Leave out every picture, then transcribe the rest of the listing exactly.
# start of Data
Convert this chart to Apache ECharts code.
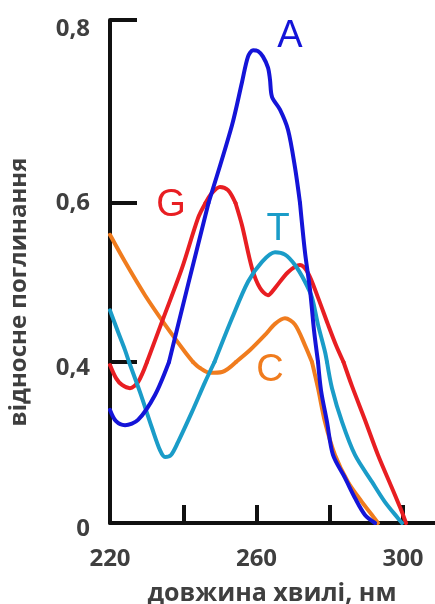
<!DOCTYPE html>
<html><head><meta charset="utf-8">
<script src="https://cdn.jsdelivr.net/npm/echarts@6/dist/echarts.min.js"></script>
<style>html,body{margin:0;padding:0;background:#fff}#c{width:435px;height:604px}</style>
</head><body><div id="c"></div>
<script>
// ---- data (wavelength nm, relative absorbance) ----
const curveNames = ['C', 'G', 'T', 'A'];
const curveC = [[220,0.56],[224.1,0.526],[229.56,0.484],[235.02,0.447],[240.48,0.4126],[242.66,0.4],[244.57,0.385],[247.3,0.373],[250.58,0.375],[254.4,0.4],[258.23,0.415],[262.32,0.434],[265.05,0.448],[267.78,0.455],[270.51,0.447],[273.24,0.421],[275.15,0.4],[276.79,0.335],[278.7,0.251],[281.43,0.169],[284.98,0.102],[288.81,0.052],[291.54,0.02],[293.17,0]];
const curveG = [[220,0.3925],[221.64,0.36],[223.28,0.343],[225.46,0.335],[227.65,0.35],[230.1,0.4],[234.47,0.454],[239.66,0.518],[244.03,0.581],[246.08,0.6],[247.85,0.611],[250.03,0.6175],[252.22,0.614],[254.27,0.6],[256.04,0.572],[258.77,0.518],[260.96,0.493],[263.14,0.484],[265.05,0.493],[268.6,0.513],[271.88,0.522],[274.06,0.512],[276.8,0.481],[279.53,0.447],[281.71,0.421],[283.75,0.4],[286.08,0.34],[289.62,0.256],[293.17,0.169],[296.99,0.087],[299.73,0.027],[300.82,0]];
const curveT = [[220,0.465],[222.18,0.438],[224.1,0.415],[225.19,0.4],[228.19,0.325],[231.47,0.236],[233.65,0.181],[235.02,0.164],[236.66,0.169],[238.57,0.201],[242.39,0.276],[245.95,0.35],[248.53,0.4],[253.31,0.455],[257.68,0.501],[261.5,0.526],[265.05,0.538],[267.78,0.535],[270.51,0.522],[273.24,0.501],[275.15,0.481],[276.79,0.447],[278.7,0.413],[279.25,0.4],[280.61,0.335],[283.35,0.251],[286.89,0.169],[291.54,0.102],[295.09,0.052],[298.63,0.012],[299.73,0]];
const curveA = [[220,0.281],[221.64,0.253],[224.1,0.243],[227.65,0.256],[232.29,0.318],[236.11,0.4],[241.3,0.497],[246.89,0.6],[253.31,0.685],[256.04,0.732],[257.68,0.76],[259.05,0.767],[260.41,0.766],[261.77,0.76],[263.14,0.748],[263.68,0.735],[264.23,0.716],[266.42,0.702],[268.6,0.68],[270.51,0.639],[271.88,0.6],[273.24,0.538],[274.61,0.491],[275.7,0.44],[276.8,0.4],[277.61,0.33],[279.25,0.251],[280.89,0.169],[284.16,0.112],[286.89,0.062],[289.62,0.02],[292.35,0]];
const curveColors = ['#f07c1e', '#e81e22', '#1a9cc8', '#1414d8'];
const xTickValues = [240, 260, 280, 300];
const xTickLabels = [220, 260, 300];
const yTickLabels = [0, 0.4, 0.6, 0.8];
const xTitle = 'довжина хвилі, нм';
const yTitle = 'відносне поглинання';

// ---- layout: the reference y axis is not uniformly spaced, so it is drawn in three bands ----
const xRange = [220, 220 + 325 / 3.6625];
const xPx = [110, 435];
const ySeg = [[0, 0.4], [0.4, 0.6], [0.6, 0.8]];
const ySegPx = [[523, 362], [362, 203], [203, 20]];
const yLabelPad = [12, 0, 18];

const curves = [curveC, curveG, curveT, curveA];
const eps = 1e-9;
// keep only the part of a curve that falls inside one band (breaks elsewhere)
function bandPart(data, lo, hi) {
  const out = [];
  data.forEach(p => {
    if (p[1] >= lo - eps && p[1] <= hi + eps) out.push(p);
    else if (out.length && out[out.length - 1][1] !== null) out.push([p[0], null]);
  });
  return out;
}
const labelFont = {color: '#3f3f3f', fontSize: 24, fontWeight: 'bold', fontFamily: 'Open Sans'};
const grids = [], xAxes = [], yAxes = [], series = [];
ySeg.forEach((ys, g) => {
  grids.push({left: xPx[0], width: xPx[1] - xPx[0], top: ySegPx[g][1], height: ySegPx[g][0] - ySegPx[g][1]});
  xAxes.push({gridIndex: g, type: 'value', min: xRange[0], max: xRange[1],
    axisLine: {show: g === 0, onZero: false, lineStyle: {color: '#111', width: 4}},
    axisTick: {show: g === 0, inside: true, length: 18, customValues: xTickValues, lineStyle: {color: '#111', width: 4}},
    axisLabel: {show: g === 0, margin: 24, customValues: xTickLabels, ...labelFont, formatter: v => String(v)},
    splitLine: {show: false}});
  const tickVals = yTickLabels.filter(v => v > ys[0] + eps && v <= ys[1] + eps);
  const labVals = yTickLabels.filter(v => (g === 0 ? v >= ys[0] - eps : v > ys[0] + eps) && v <= ys[1] + eps);
  yAxes.push({gridIndex: g, type: 'value', min: ys[0], max: ys[1],
    axisLine: {show: true, onZero: false, lineStyle: {color: '#111', width: 4}},
    axisTick: {show: true, inside: true, length: 27, customValues: tickVals, lineStyle: {color: '#111', width: 4}},
    axisLabel: {show: true, margin: 20, customValues: labVals,
      formatter: v => '{s|' + String(Math.round(v * 10) / 10).replace('.', ',') + '}',
      rich: {s: {...labelFont, padding: [yLabelPad[g], 0, 0, 0]}}},
    splitLine: {show: false}});
  curves.forEach((data, ci) => {
    series.push({type: 'line', name: curveNames[ci], xAxisIndex: g, yAxisIndex: g,
      data: bandPart(data, ys[0], ys[1]), connectNulls: false,
      smooth: 0.3, symbol: 'none', clip: true, silent: true,
      lineStyle: {width: 4, color: curveColors[ci], cap: 'round', join: 'round'}, z: 2 + ci});
  });
});

const letterFont = '38px "Liberation Sans"';
const letters = [
  {t: 'A', x: 290, y: 37, c: curveColors[3]},
  {t: 'G', x: 171, y: 206, c: curveColors[1]},
  {t: 'T', x: 278, y: 230, c: curveColors[2]},
  {t: 'C', x: 270, y: 371, c: curveColors[0]}
];
const graphic = letters.map(l => ({type: 'text', x: l.x, y: l.y, z: 10,
  style: {text: l.t, fill: l.c, font: letterFont, align: 'center', verticalAlign: 'middle'}}));
graphic.push({type: 'text', x: 272, y: 594, z: 10,
  style: {text: xTitle, fill: '#3f3f3f', font: 'bold 25px "Open Sans"', align: 'center', verticalAlign: 'middle'}});
graphic.push({type: 'text', x: 19, y: 292, rotation: Math.PI / 2, z: 10,
  style: {text: yTitle, fill: '#3f3f3f', font: 'bold 24px "Open Sans"', align: 'center', verticalAlign: 'middle'}});

const chart = echarts.init(document.getElementById('c'), null, {renderer: 'canvas'});
chart.setOption({animation: false, backgroundColor: '#fff', grid: grids, xAxis: xAxes, yAxis: yAxes, series: series, graphic: graphic});
</script></body></html>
# end of Data
## Reply to the task
Convert this chart to Apache ECharts code.
<!DOCTYPE html>
<html><head><meta charset="utf-8">
<script src="https://cdn.jsdelivr.net/npm/echarts@6/dist/echarts.min.js"></script>
<style>html,body{margin:0;padding:0;background:#fff}#c{width:435px;height:604px}</style>
</head><body><div id="c"></div>
<script>
// ---- data (wavelength nm, relative absorbance) ----
const curveNames = ['C', 'G', 'T', 'A'];
const curveC = [[220,0.56],[224.1,0.526],[229.56,0.484],[235.02,0.447],[240.48,0.4126],[242.66,0.4],[244.57,0.385],[247.3,0.373],[250.58,0.375],[254.4,0.4],[258.23,0.415],[262.32,0.434],[265.05,0.448],[267.78,0.455],[270.51,0.447],[273.24,0.421],[275.15,0.4],[276.79,0.335],[278.7,0.251],[281.43,0.169],[284.98,0.102],[288.81,0.052],[291.54,0.02],[293.17,0]];
const curveG = [[220,0.3925],[221.64,0.36],[223.28,0.343],[225.46,0.335],[227.65,0.35],[230.1,0.4],[234.47,0.454],[239.66,0.518],[244.03,0.581],[246.08,0.6],[247.85,0.611],[250.03,0.6175],[252.22,0.614],[254.27,0.6],[256.04,0.572],[258.77,0.518],[260.96,0.493],[263.14,0.484],[265.05,0.493],[268.6,0.513],[271.88,0.522],[274.06,0.512],[276.8,0.481],[279.53,0.447],[281.71,0.421],[283.75,0.4],[286.08,0.34],[289.62,0.256],[293.17,0.169],[296.99,0.087],[299.73,0.027],[300.82,0]];
const curveT = [[220,0.465],[222.18,0.438],[224.1,0.415],[225.19,0.4],[228.19,0.325],[231.47,0.236],[233.65,0.181],[235.02,0.164],[236.66,0.169],[238.57,0.201],[242.39,0.276],[245.95,0.35],[248.53,0.4],[253.31,0.455],[257.68,0.501],[261.5,0.526],[265.05,0.538],[267.78,0.535],[270.51,0.522],[273.24,0.501],[275.15,0.481],[276.79,0.447],[278.7,0.413],[279.25,0.4],[280.61,0.335],[283.35,0.251],[286.89,0.169],[291.54,0.102],[295.09,0.052],[298.63,0.012],[299.73,0]];
const curveA = [[220,0.281],[221.64,0.253],[224.1,0.243],[227.65,0.256],[232.29,0.318],[236.11,0.4],[241.3,0.497],[246.89,0.6],[253.31,0.685],[256.04,0.732],[257.68,0.76],[259.05,0.767],[260.41,0.766],[261.77,0.76],[263.14,0.748],[263.68,0.735],[264.23,0.716],[266.42,0.702],[268.6,0.68],[270.51,0.639],[271.88,0.6],[273.24,0.538],[274.61,0.491],[275.7,0.44],[276.8,0.4],[277.61,0.33],[279.25,0.251],[280.89,0.169],[284.16,0.112],[286.89,0.062],[289.62,0.02],[292.35,0]];
const curveColors = ['#f07c1e', '#e81e22', '#1a9cc8', '#1414d8'];
const xTickValues = [240, 260, 280, 300];
const xTickLabels = [220, 260, 300];
const yTickLabels = [0, 0.4, 0.6, 0.8];
const xTitle = 'довжина хвилі, нм';
const yTitle = 'відносне поглинання';

// ---- layout: the reference y axis is not uniformly spaced, so it is drawn in three bands ----
const xRange = [220, 220 + 325 / 3.6625];
const xPx = [110, 435];
const ySeg = [[0, 0.4], [0.4, 0.6], [0.6, 0.8]];
const ySegPx = [[523, 362], [362, 203], [203, 20]];
const yLabelPad = [12, 0, 18];

const curves = [curveC, curveG, curveT, curveA];
const eps = 1e-9;
// keep only the part of a curve that falls inside one band (breaks elsewhere)
function bandPart(data, lo, hi) {
  const out = [];
  data.forEach(p => {
    if (p[1] >= lo - eps && p[1] <= hi + eps) out.push(p);
    else if (out.length && out[out.length - 1][1] !== null) out.push([p[0], null]);
  });
  return out;
}
const labelFont = {color: '#3f3f3f', fontSize: 24, fontWeight: 'bold', fontFamily: 'Open Sans'};
const grids = [], xAxes = [], yAxes = [], series = [];
ySeg.forEach((ys, g) => {
  grids.push({left: xPx[0], width: xPx[1] - xPx[0], top: ySegPx[g][1], height: ySegPx[g][0] - ySegPx[g][1]});
  xAxes.push({gridIndex: g, type: 'value', min: xRange[0], max: xRange[1],
    axisLine: {show: g === 0, onZero: false, lineStyle: {color: '#111', width: 4}},
    axisTick: {show: g === 0, inside: true, length: 18, customValues: xTickValues, lineStyle: {color: '#111', width: 4}},
    axisLabel: {show: g === 0, margin: 24, customValues: xTickLabels, ...labelFont, formatter: v => String(v)},
    splitLine: {show: false}});
  const tickVals = yTickLabels.filter(v => v > ys[0] + eps && v <= ys[1] + eps);
  const labVals = yTickLabels.filter(v => (g === 0 ? v >= ys[0] - eps : v > ys[0] + eps) && v <= ys[1] + eps);
  yAxes.push({gridIndex: g, type: 'value', min: ys[0], max: ys[1],
    axisLine: {show: true, onZero: false, lineStyle: {color: '#111', width: 4}},
    axisTick: {show: true, inside: true, length: 27, customValues: tickVals, lineStyle: {color: '#111', width: 4}},
    axisLabel: {show: true, margin: 20, customValues: labVals,
      formatter: v => '{s|' + String(Math.round(v * 10) / 10).replace('.', ',') + '}',
      rich: {s: {...labelFont, padding: [yLabelPad[g], 0, 0, 0]}}},
    splitLine: {show: false}});
  curves.forEach((data, ci) => {
    series.push({type: 'line', name: curveNames[ci], xAxisIndex: g, yAxisIndex: g,
      data: bandPart(data, ys[0], ys[1]), connectNulls: false,
      smooth: 0.3, symbol: 'none', clip: true, silent: true,
      lineStyle: {width: 4, color: curveColors[ci], cap: 'round', join: 'round'}, z: 2 + ci});
  });
});

const letterFont = '38px "Liberation Sans"';
const letters = [
  {t: 'A', x: 290, y: 37, c: curveColors[3]},
  {t: 'G', x: 171, y: 206, c: curveColors[1]},
  {t: 'T', x: 278, y: 230, c: curveColors[2]},
  {t: 'C', x: 270, y: 371, c: curveColors[0]}
];
const graphic = letters.map(l => ({type: 'text', x: l.x, y: l.y, z: 10,
  style: {text: l.t, fill: l.c, font: letterFont, align: 'center', verticalAlign: 'middle'}}));
graphic.push({type: 'text', x: 272, y: 594, z: 10,
  style: {text: xTitle, fill: '#3f3f3f', font: 'bold 25px "Open Sans"', align: 'center', verticalAlign: 'middle'}});
graphic.push({type: 'text', x: 19, y: 292, rotation: Math.PI / 2, z: 10,
  style: {text: yTitle, fill: '#3f3f3f', font: 'bold 24px "Open Sans"', align: 'center', verticalAlign: 'middle'}});

const chart = echarts.init(document.getElementById('c'), null, {renderer: 'canvas'});
chart.setOption({animation: false, backgroundColor: '#fff', grid: grids, xAxis: xAxes, yAxis: yAxes, series: series, graphic: graphic});
</script></body></html>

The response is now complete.